2.2.6. Onder verwijzing naar hetgeen is overwogen in rechtsoverweging 2.1.10. is de rechtbank van oordeel dat er in het geval van eiseres geen dringende reden zijn om van terugvordering van de WAO-uitkering en de toeslag af te zien. Daarbij neemt de rechtbank in aanmerking dat verweerder de aflosverplichting vanwege de financiële situatie van eiseres heeft laten vervallen.
De rechtbank stelt voorts vast dat in het besluit van 4 mei 2006 weliswaar slechts de totaalbedragen zijn vermeld waaruit de vordering is opgebouwd, maar dat in de bij het besluit behorende bijlagen is vermeld welke bedragen over welke perioden worden teruggevorderd. De stelling van eiseres dat niet inzichtelijk is hoe de terugvordering is opgebouwd, kan de rechtbank dan ook niet onderschrijven.
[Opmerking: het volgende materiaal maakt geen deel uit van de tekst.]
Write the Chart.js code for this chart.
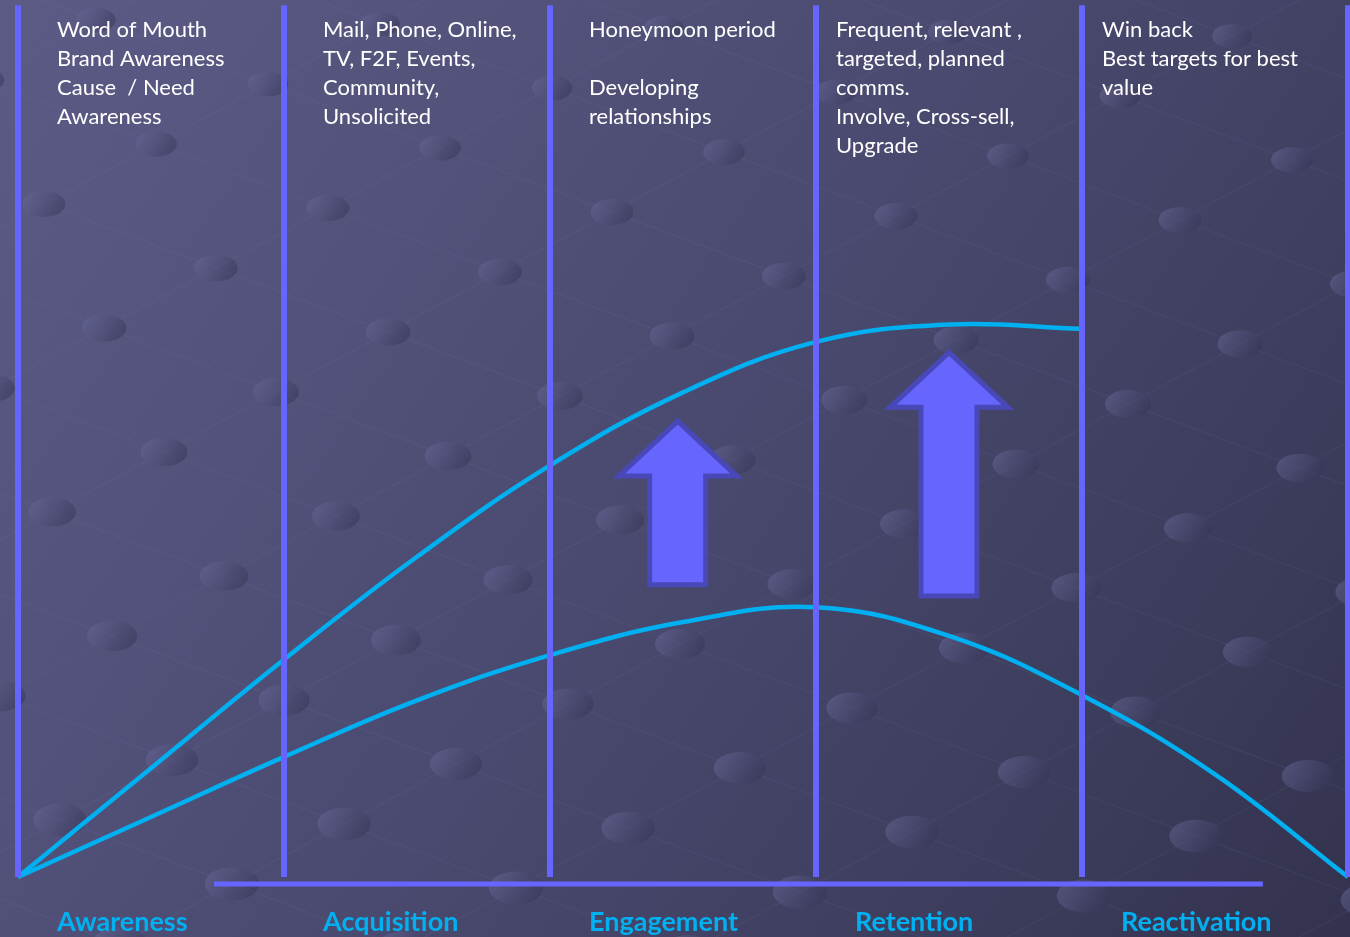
<!DOCTYPE html>
<html>
<head>
<meta charset="utf-8">
<title>Customer lifecycle</title>
<script src="https://cdn.jsdelivr.net/npm/chart.js@4/dist/chart.umd.min.js"></script>
<style>
  html, body { margin: 0; padding: 0; background: #4a4a6e; overflow: hidden; }
  canvas { display: block; }
</style>
</head>
<body>
<canvas id="lifecycle" width="1350" height="937"></canvas>
<script>
// stages along the x axis (one column per stage)
const stages = ['Awareness', 'Acquisition', 'Engagement', 'Retention', 'Reactivation'];

const notes = [
  ['Word of Mouth', 'Brand Awareness', 'Cause  / Need', 'Awareness'],
  ['Mail, Phone, Online,', 'TV, F2F, Events,', 'Community,', 'Unsolicited'],
  ['Honeymoon period', '', 'Developing', 'relationships'],
  ['Frequent, relevant ,', 'targeted, planned', 'comms.', 'Involve, Cross-sell,', 'Upgrade'],
  ['Win back', 'Best targets for best', 'value']
];

// curve samples, x in stage units
const upperX = [0, 0.5, 1, 1.5, 2, 2.5, 3, 3.5, 4];
const upperY = [0, 12.5, 25.0, 36.8, 47.3, 55.7, 61.5, 63.5, 63.0];

const lowerX = [0, 0.5, 1, 1.5, 2, 2.5, 3, 3.5, 4, 4.5, 5];
const lowerY = [0, 6.9, 13.8, 20.3, 25.5, 29.3, 31.0, 27.7, 20.9, 11.8, 0];

// uplift arrows: stage position, start and end value
const arrowX = [2.48, 3.5];
const arrowFrom = [33.6, 32.3];
const arrowTo = [52.4, 60.3];

const dividerTop = 100.2;
const baseY = -0.8;
const baseFrom = 0.737;
const baseTo = 4.68;

const toPoints = (xs, ys) => xs.map((x, i) => ({ x: x, y: ys[i] }));

const dividers = [];
for (let i = 0; i <= stages.length; i++) {
  dividers.push({ x: i, y: 0 }, { x: i, y: dividerTop }, { x: i, y: NaN });
}

const background = {
  id: 'background',
  beforeDraw(chart) {
    const ctx = chart.ctx;
    const w = chart.width, h = chart.height;
    ctx.save();
    const g = ctx.createLinearGradient(0, 0, w, h);
    g.addColorStop(0, '#5b5b86');
    g.addColorStop(0.5, '#4a4a70');
    g.addColorStop(1, '#33334f');
    ctx.fillStyle = g;
    ctx.fillRect(0, 0, w, h);

    // faint dotted lattice
    const u = { x: 112, y: -60 }, v = { x: 172, y: 64 };
    const ox = 112, oy = 636;
    ctx.strokeStyle = 'rgba(140,140,190,0.08)';
    ctx.lineWidth = 1.5;
    for (let i = -12; i <= 14; i++) {
      ctx.beginPath();
      ctx.moveTo(ox + i * u.x - 10 * v.x, oy + i * u.y - 10 * v.y);
      ctx.lineTo(ox + i * u.x + 10 * v.x, oy + i * u.y + 10 * v.y);
      ctx.stroke();
    }
    for (let j = -10; j <= 10; j++) {
      ctx.beginPath();
      ctx.moveTo(ox - 12 * u.x + j * v.x, oy - 12 * u.y + j * v.y);
      ctx.lineTo(ox + 14 * u.x + j * v.x, oy + 14 * u.y + j * v.y);
      ctx.stroke();
    }
    for (let i = -12; i <= 14; i++) {
      for (let j = -10; j <= 10; j++) {
        const px = ox + i * u.x + j * v.x;
        const py = oy + i * u.y + j * v.y;
        if (px < -60 || px > w + 60 || py < -40 || py > h + 40) continue;
        const s = 0.85 + 0.35 * (py / h);
        const rx = 23 * s, ry = 14 * s;
        const dg = ctx.createLinearGradient(px - rx, py - ry, px + rx, py + ry);
        dg.addColorStop(0, 'rgba(110,110,160,0.5)');
        dg.addColorStop(1, 'rgba(45,45,75,0.5)');
        ctx.fillStyle = dg;
        ctx.beginPath();
        ctx.ellipse(px, py, rx, ry, 0, 0, Math.PI * 2);
        ctx.fill();
      }
    }
    ctx.restore();
  }
};

const annotations = {
  id: 'annotations',
  afterDatasetsDraw(chart) {
    const ctx = chart.ctx;
    const xs = chart.scales.x, ys = chart.scales.y;
    ctx.save();

    // arrows
    arrowX.forEach((ax, i) => {
      const cx = xs.getPixelForValue(ax);
      const top = ys.getPixelForValue(arrowTo[i]);
      const bottom = ys.getPixelForValue(arrowFrom[i]);
      const headH = 55, headW = 59, shaftW = 28;
      ctx.beginPath();
      ctx.moveTo(cx, top);
      ctx.lineTo(cx + headW, top + headH);
      ctx.lineTo(cx + shaftW, top + headH);
      ctx.lineTo(cx + shaftW, bottom);
      ctx.lineTo(cx - shaftW, bottom);
      ctx.lineTo(cx - shaftW, top + headH);
      ctx.lineTo(cx - headW, top + headH);
      ctx.closePath();
      ctx.fillStyle = '#6666ff';
      ctx.fill();
      ctx.lineWidth = 5;
      ctx.lineJoin = 'miter';
      ctx.strokeStyle = '#4848b8';
      ctx.stroke();
    });

    // column notes
    ctx.fillStyle = '#ffffff';
    ctx.font = '22px Lato';
    ctx.textBaseline = 'alphabetic';
    ctx.textAlign = 'left';
    const indent = [39, 39, 39, 20, 20];
    notes.forEach((lines, c) => {
      const x0 = xs.getPixelForValue(c) + indent[c];
      lines.forEach((t, k) => ctx.fillText(t, x0, 37 + k * 29));
    });

    // stage names under the baseline
    ctx.fillStyle = '#00b0f0';
    ctx.font = 'bold 27px Lato';
    stages.forEach((s, c) => {
      ctx.fillText(s, xs.getPixelForValue(c) + 39, 931);
    });
    ctx.restore();
  }
};

new Chart(document.getElementById('lifecycle'), {
  type: 'line',
  data: {
    datasets: [
      {
        label: 'dividers',
        data: dividers,
        borderColor: '#6666ff',
        borderWidth: 6,
        pointRadius: 0,
        spanGaps: false,
        tension: 0
      },
      {
        label: 'baseline',
        data: [{ x: baseFrom, y: baseY }, { x: baseTo, y: baseY }],
        borderColor: '#6666ff',
        borderWidth: 5,
        pointRadius: 0,
        tension: 0
      },
      {
        label: 'upper',
        data: toPoints(upperX, upperY),
        borderColor: '#00b0f0',
        borderWidth: 4.5,
        pointRadius: 0,
        tension: 0.4
      },
      {
        label: 'lower',
        data: toPoints(lowerX, lowerY),
        borderColor: '#00b0f0',
        borderWidth: 4.5,
        pointRadius: 0,
        tension: 0.4
      }
    ]
  },
  options: {
    responsive: false,
    animation: false,
    devicePixelRatio: 1,
    layout: { padding: 0 },
    plugins: {
      legend: { display: false },
      tooltip: { enabled: false }
    },
    scales: {
      x: { type: 'linear', min: -0.0677, max: 5.0075, display: false },
      y: { type: 'linear', min: -6.9, max: 100.8, display: false }
    }
  },
  plugins: [background, annotations]
});
</script>
</body>
</html>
2.2.7. Ook dit beroep is derhalve ongegrond.
Proceskosten
2.3. Nu beide beroepen ongegrond zijn, is er geen aanleiding voor een proceskostenveroordeling.
3. Beslissing
De rechtbank,
- verklaart de beroepen ongegrond.
Deze uitspraak is gedaan op 1 november 2006 door mr. drs. W.P. van der Haak, rechter, in tegenwoordigheid van mr. P.C. van der Vlugt, griffier.
griffier rechter
Tegen deze uitspraak kunnen belanghebbenden – in elk geval de eisende partij – en verweerder hoger beroep instellen. Hoger beroep wordt ingesteld door binnen zes weken na de datum van verzending van deze uitspraak een brief (beroepschrift) en een kopie van de uitspraak te zenden aan de Centrale Raad van Beroep, Postbus 16002, 3500 DA Utrecht.